A ideia, segundo Alessandra, é aprofundar os personagens apresentados na primeira temporada, incluindo os de Thiago e Miriam, mas também introduzir novos personagens surdos, tentando até trazer atores surdos de outros estados do Brasil, algo que requer mais verba.

Com a verba liberada, a produção deverá ser gravada em 2021 e, idealmente, estrear no Dia Nacional do Surdo no mesmo ano. A TV Cultura já confirmou que irá exibir a nova temporada. Outra expectativa é que a produção seja disponibilizada em outros lugares do mundo pela Netflix. Atualmente apenas o público do Brasil e Portugal podem assistir.

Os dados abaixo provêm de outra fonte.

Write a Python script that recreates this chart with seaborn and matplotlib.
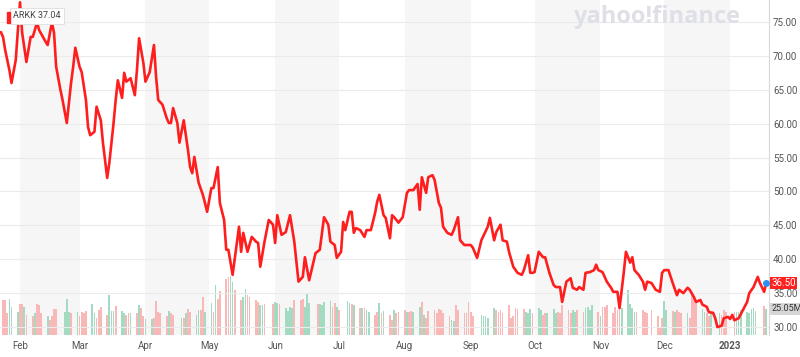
import matplotlib
matplotlib.use("Agg")
import matplotlib.pyplot as plt
from matplotlib.patches import Rectangle
import seaborn as sns
import pandas as pd

# ARKK daily close
price_dates = [
    "2022-01-23", "2022-01-24", "2022-01-25", "2022-01-27", "2022-01-28", "2022-01-30", "2022-01-31",
    "2022-02-01", "2022-02-02", "2022-02-04", "2022-02-06", "2022-02-07", "2022-02-09", "2022-02-10",
    "2022-02-13", "2022-02-14", "2022-02-16", "2022-02-17", "2022-02-18", "2022-02-20", "2022-02-21",
    "2022-02-23", "2022-02-25", "2022-02-26", "2022-02-27",
    "2022-03-01", "2022-03-02", "2022-03-04", "2022-03-05", "2022-03-06", "2022-03-08", "2022-03-09",
    "2022-03-11", "2022-03-12", "2022-03-14", "2022-03-15", "2022-03-17", "2022-03-18", "2022-03-19",
    "2022-03-21", "2022-03-22", "2022-03-23", "2022-03-25", "2022-03-27", "2022-03-28", "2022-03-29",
    "2022-03-31",
    "2022-04-01", "2022-04-03", "2022-04-05", "2022-04-06", "2022-04-07", "2022-04-09", "2022-04-11",
    "2022-04-12", "2022-04-13", "2022-04-14", "2022-04-16", "2022-04-17", "2022-04-19", "2022-04-21",
    "2022-04-22", "2022-04-23", "2022-04-24", "2022-04-26", "2022-04-28", "2022-04-29", "2022-04-30",
    "2022-05-02", "2022-05-03", "2022-05-05", "2022-05-06", "2022-05-08", "2022-05-09", "2022-05-10",
    "2022-05-12", "2022-05-15", "2022-05-16", "2022-05-17", "2022-05-19", "2022-05-21", "2022-05-23",
    "2022-05-24", "2022-05-25", "2022-05-27", "2022-05-29", "2022-05-31",
    "2022-06-01", "2022-06-02", "2022-06-04", "2022-06-06", "2022-06-08", "2022-06-10", "2022-06-12",
    "2022-06-14", "2022-06-15", "2022-06-17", "2022-06-19", "2022-06-20", "2022-06-22", "2022-06-24",
    "2022-06-26", "2022-06-27", "2022-06-29", "2022-06-30",
    "2022-07-02", "2022-07-03", "2022-07-04", "2022-07-06", "2022-07-07", "2022-07-08", "2022-07-09",
    "2022-07-11", "2022-07-13", "2022-07-14", "2022-07-16", "2022-07-18", "2022-07-19", "2022-07-20",
    "2022-07-22", "2022-07-23", "2022-07-25", "2022-07-26", "2022-07-27", "2022-07-29", "2022-07-31",
    "2022-08-02", "2022-08-03", "2022-08-05", "2022-08-07", "2022-08-08", "2022-08-09", "2022-08-11",
    "2022-08-12", "2022-08-14", "2022-08-15", "2022-08-17", "2022-08-18", "2022-08-19", "2022-08-21",
    "2022-08-23", "2022-08-24", "2022-08-26", "2022-08-27", "2022-08-29",
    "2022-09-01", "2022-09-02", "2022-09-04", "2022-09-06", "2022-09-09", "2022-09-10", "2022-09-12",
    "2022-09-13", "2022-09-15", "2022-09-16", "2022-09-18", "2022-09-19", "2022-09-21", "2022-09-23",
    "2022-09-25", "2022-09-26", "2022-09-28", "2022-09-29", "2022-09-30",
    "2022-10-01", "2022-10-03", "2022-10-05", "2022-10-06", "2022-10-08", "2022-10-10", "2022-10-11",
    "2022-10-13", "2022-10-14", "2022-10-16", "2022-10-18", "2022-10-19", "2022-10-21", "2022-10-22",
    "2022-10-24", "2022-10-25", "2022-10-27", "2022-10-29", "2022-10-30", "2022-10-31",
    "2022-11-02", "2022-11-04", "2022-11-06", "2022-11-07", "2022-11-09", "2022-11-10", "2022-11-12",
    "2022-11-13", "2022-11-15", "2022-11-16", "2022-11-17", "2022-11-19", "2022-11-21", "2022-11-22",
    "2022-11-23", "2022-11-25", "2022-11-27", "2022-11-29", "2022-11-30",
    "2022-12-01", "2022-12-03", "2022-12-05", "2022-12-07", "2022-12-08", "2022-12-10", "2022-12-12",
    "2022-12-13", "2022-12-15", "2022-12-16", "2022-12-18", "2022-12-19", "2022-12-21", "2022-12-22",
    "2022-12-24", "2022-12-25", "2022-12-26", "2022-12-28", "2022-12-29", "2022-12-31",
    "2023-01-01", "2023-01-02", "2023-01-03", "2023-01-05", "2023-01-07", "2023-01-09", "2023-01-10",
    "2023-01-12", "2023-01-14", "2023-01-15", "2023-01-17", "2023-01-18",
]
price_close = [
    73.5, 72.8, 70.9, 67.9, 66.0, 69.4, 73.8,
    77.9, 73.4, 69.1, 72.8, 72.8, 74.9, 73.8,
    72.1, 71.6, 74.9, 73.4, 68.4, 65.0, 63.5,
    60.1, 66.0, 68.4, 71.2,
    68.4, 67.6, 63.5, 59.5, 58.3, 58.8, 62.5,
    60.5, 57.2, 52.0, 54.2, 60.1, 63.5, 66.4,
    63.8, 67.5, 66.2, 66.7, 64.2, 67.9, 72.6,
    69.0,
    66.2, 67.6, 71.6, 66.9, 63.5, 62.8, 60.8,
    60.1, 60.1, 62.3, 60.1, 57.2, 60.5, 56.1,
    53.6, 52.7, 55.1, 51.3, 49.5, 48.3, 47.0,
    50.5, 50.5, 53.6, 48.3, 45.8, 41.4, 41.4,
    37.7, 44.8, 41.1, 43.9, 41.1, 43.3, 42.6,
    42.4, 38.9, 42.6, 45.8, 45.1,
    42.4, 46.5, 43.6, 44.0, 46.5, 42.6, 36.7,
    37.4, 40.3, 36.9, 39.6, 40.9, 41.4, 46.2,
    45.1, 42.6, 42.1, 40.2,
    41.1, 45.5, 44.3, 47.0, 47.0, 43.9, 44.6,
    44.3, 43.3, 44.3, 44.3, 46.8, 48.5, 49.5,
    46.5, 46.1, 43.1, 46.5, 46.2, 45.4, 46.2,
    49.8, 50.2, 50.2, 51.1, 47.3, 52.1, 49.8,
    52.1, 52.4, 51.7, 48.3, 47.6, 44.8, 43.9,
    43.6, 44.3, 46.2, 42.8, 42.1,
    42.1, 41.7, 40.2, 42.8, 44.8, 46.1, 42.8,
    44.0, 45.1, 42.8, 42.6, 41.1, 38.9, 38.0,
    37.7, 38.4, 40.6, 38.0, 38.0,
    38.1, 41.1, 40.3, 40.3, 38.0, 36.2, 35.9,
    35.9, 33.7, 36.7, 37.2, 35.8, 35.5, 35.9,
    35.5, 38.0, 38.1, 38.4, 39.2, 38.4,
    38.1, 36.7, 35.8, 35.2, 35.2, 32.8, 38.1,
    41.1, 39.5, 40.3, 38.4, 37.7, 36.7, 35.5,
    36.7, 36.5, 35.5, 35.2, 38.0,
    38.4, 38.4, 36.5, 34.7, 35.5, 35.0, 35.8,
    35.5, 34.4, 33.7, 34.0, 33.3, 33.0, 32.2,
    32.1, 31.3, 30.0, 30.2, 31.3, 31.5,
    31.2, 31.8, 31.0, 31.3, 32.5, 33.7, 35.0,
    35.9, 37.4, 36.5, 35.2, 36.5,
]

# daily volume in millions, per month, with u = up day / d = down day
vol_jan22 = [62, 34, 34, 21, 35, 27, 22]
dir_jan22 = "uddd uuu"
vol_feb = [30, 30, 27, 19, 18, 21, 30, 29, 21, 18, 14, 18, 25, 25, 22, 35, 22, 21, 22]
dir_feb = "ddudd udddu ddddu uudu"
vol_mar = [18, 22, 21, 23, 30, 21, 16, 24, 27, 19, 38, 23, 23, 28, 23, 21, 19, 21, 21, 21, 29, 26, 18]
dir_mar = "ddddu udddd uuudu uddud udd"
vol_apr = [15, 15, 16, 33, 22, 21, 18, 23, 21, 19, 16, 16, 21, 25, 22, 19, 24, 24, 37, 22]
dir_apr = "uuddd ddudd ududd uuddu"
vol_may = [31, 22, 48, 35, 42, 54, 56, 57, 51, 43, 34, 37, 44, 38, 37, 34, 32, 29, 29, 30, 30]
dir_may = "ududd dduud duudd dduud d"
vol_jun = [32, 31, 30, 26, 23, 27, 26, 34, 34, 35, 27, 40, 31, 30, 30, 29, 32, 33, 27, 31, 27]
dir_jun = "uuduu uuddd uuudu uuudd u"
vol_jul = [24, 33, 31, 30, 29, 26, 26, 26, 24, 22, 19, 22, 31, 21, 23, 19, 14, 24, 21, 22]
dir_jul = "duudu duduu ddudu ddudd"
vol_aug = [24, 22, 22, 23, 22, 27, 32, 19, 16, 23, 24, 21, 25, 24, 21, 18, 14, 13, 29, 24, 21, 21, 32]
dir_aug = "duddu ududd ddddd duudd ddd"
vol_sep = [22, 18, 19, 18, 18, 16, 26, 24, 22, 24, 21, 29, 16, 18, 26, 25, 25, 22, 21, 25, 21]
dir_sep = "dduuu uuddd ddddd dduuu d"
vol_oct = [26, 24, 19, 21, 21, 25, 21, 22, 21, 29, 24, 21, 24, 22, 24, 22, 26, 27, 24, 29, 22]
dir_oct = "uuddu uuddd dduud duuuu d"
vol_nov = [18, 27, 27, 29, 21, 27, 24, 34, 26, 43, 30, 26, 22, 22, 24, 22, 21, 24, 18, 8, 16]
dir_nov = "udddd ddduu uuudd ddddd d"
vol_dec = [33, 24, 23, 22, 24, 22, 21, 21, 16, 41, 37, 32, 25, 22, 21, 18, 22, 21, 19, 24, 22]
dir_dec = "uudud ddudd dduud duudd d"
vol_jan23 = [22, 22, 22, 24, 22, 21, 25, 26, 23, 28, 25]
dir_jan23 = "duuuu uuuud u"

market_holidays = ["2022-02-21", "2022-04-15", "2022-05-30", "2022-06-20", "2022-07-04",
                   "2022-09-05", "2022-11-24", "2022-12-26", "2023-01-02", "2023-01-16"]

month_ticks = ["2022-02-01", "2022-03-01", "2022-04-01", "2022-05-01", "2022-06-01", "2022-07-01",
               "2022-08-01", "2022-09-01", "2022-10-01", "2022-11-01", "2022-12-01", "2023-01-01"]
month_labels = ["Feb", "Mar", "Apr", "May", "Jun", "Jul", "Aug", "Sep", "Oct", "Nov", "Dec", "2023"]
price_ticks = [30, 35, 40, 45, 50, 55, 60, 65, 70, 75]

last_price = 36.50
last_volume = 25.05
header_text = "ARKK 37.04"

# ---- build frames
price = pd.DataFrame({"date": pd.to_datetime(price_dates), "close": price_close})

volumes = (vol_jan22 + vol_feb + vol_mar + vol_apr + vol_may + vol_jun + vol_jul + vol_aug
           + vol_sep + vol_oct + vol_nov + vol_dec + vol_jan23)
dirs = (dir_jan22 + dir_feb + dir_mar + dir_apr + dir_may + dir_jun + dir_jul + dir_aug
        + dir_sep + dir_oct + dir_nov + dir_dec + dir_jan23).replace(" ", "")
vol_dates = pd.bdate_range("2022-01-21", periods=len(volumes), freq="C", holidays=market_holidays)
vol = pd.DataFrame({"date": vol_dates, "volume": volumes, "dir": list(dirs)})

sns.set_style("white")
plt.rcParams["font.family"] = ["Roboto", "DejaVu Sans"]

fig = plt.figure(figsize=(8, 3.57), dpi=100)
ax = fig.add_axes([0, 22 / 357, 769 / 800, 335 / 357])
ax2 = ax.twinx()

x_start = pd.Timestamp("2022-01-22 14:00")
x_end = pd.Timestamp("2023-01-19 07:00")

# alternating month shading
for i in range(0, len(month_ticks), 2):
    ax.axvspan(pd.Timestamp(month_ticks[i]), pd.Timestamp(month_ticks[i + 1]),
               color="#f6f6f6", zorder=0, lw=0)

# volume bars
up_color, down_color = "#a3dbc2", "#f8b8b8"
colors = [up_color if d == "u" else down_color for d in vol["dir"]]
ax.bar(vol["date"], vol["volume"], width=0.8, color=colors, zorder=2, lw=0)
ax.set_ylim(0, 322)
ax.set_yticks([])

# price line
sns.lineplot(data=price, x="date", y="close", ax=ax2, color="#ff1e1e", linewidth=1.9,
             zorder=5, estimator=None)
ax2.plot(price["date"].iloc[-1], price["close"].iloc[-1], "o", color="#2f8ff0",
         markersize=4, zorder=6)
ax2.set_ylim(28.83, 78.24)
ax2.set_yticks(price_ticks)
ax2.set_yticklabels([f"{v:.2f}" for v in price_ticks])
ax2.tick_params(axis="y", length=0, pad=3, labelsize=7, labelcolor="#555555")
for v in price_ticks:
    ax2.axhline(v, color="#ebebeb", lw=0.8, zorder=1)
ax2.set_xlabel("")
ax2.set_ylabel("")

ax.set_xlim(x_start, x_end)
ax.set_xticks(pd.to_datetime(month_ticks))
ax.set_xticklabels(month_labels)
ax.tick_params(axis="x", length=0, pad=4, labelsize=7, labelcolor="#555555")
ax.get_xticklabels()[-1].set_fontweight("bold")
ax.set_xlabel("")

for a in (ax, ax2):
    for side in ("top", "left", "bottom", "right"):
        a.spines[side].set_visible(False)
ax2.spines["right"].set_visible(True)
ax2.spines["right"].set_color("#d8d8d8")
ax2.spines["right"].set_linewidth(0.8)

# last price / volume tags
ax2.annotate(f"{last_price:.2f}", xy=(1.0, last_price), xycoords=("axes fraction", "data"),
             xytext=(1.5, 0), textcoords="offset points", ha="left", va="center",
             fontsize=7, color="white",
             bbox=dict(boxstyle="square,pad=0.15", fc="#ff2020", ec="none"))
ax.annotate(f"{last_volume:.2f}M", xy=(1.0, last_volume), xycoords=("axes fraction", "data"),
            xytext=(1.5, 0), textcoords="offset points", ha="left", va="center",
            fontsize=6.5, color="#333333",
            bbox=dict(boxstyle="square,pad=0.15", fc="#d6d6d6", ec="none"))

# header tag
ax2.text(13 / 769, 1 - 16 / 335, header_text, transform=ax2.transAxes, fontsize=6.5,
         color="#444444", va="center", ha="left", zorder=10,
         bbox=dict(boxstyle="square,pad=0.35", fc="white", ec="#dddddd", lw=0.6))
ax2.add_patch(Rectangle((7 / 769, 1 - 23 / 335), 2.5 / 769, 11 / 335, transform=ax2.transAxes,
                        color="#ff2020", zorder=11, clip_on=False))

# watermark
fig.text(657 / 800, 1 - 17 / 357, "yahoo!finance", fontsize=17, fontweight="bold",
         color="#dfe0e7", ha="center", va="center", family=["Open Sans", "DejaVu Sans"])

fig.savefig("out.png", dpi=100)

“Os produtos que estão dando certo estão ligados a uma causa, e isso é importante, o cinema é uma ferramenta de transformação social, fazer um produto que muda a vida das pessoas é muito gratificante”, comenta Alessandra.

Thiago considera que a série pode ser um “divisor de águas”, mostrando para produtoras e canais de televisão que o público surdo “existe e é consumidor”. “Eu fiquei muito feliz quando a Alessandra me convidou pra participar, porque pensei que a gente ia produzir entretenimento pros surdos. Eles sentem falta, são consumidores, porque eles dependem da legenda”, afirma.

“Estamos dando o sangue pra fazer a segunda temporada de Crisálida porque vimos a importância como pessoa, para essas pessoas e também para ser um incentivador disso para outros criadores, produtoras, que vejam a importância disso, visualizar esse grupo [dos surdos] como consumidores”, defende Serginho.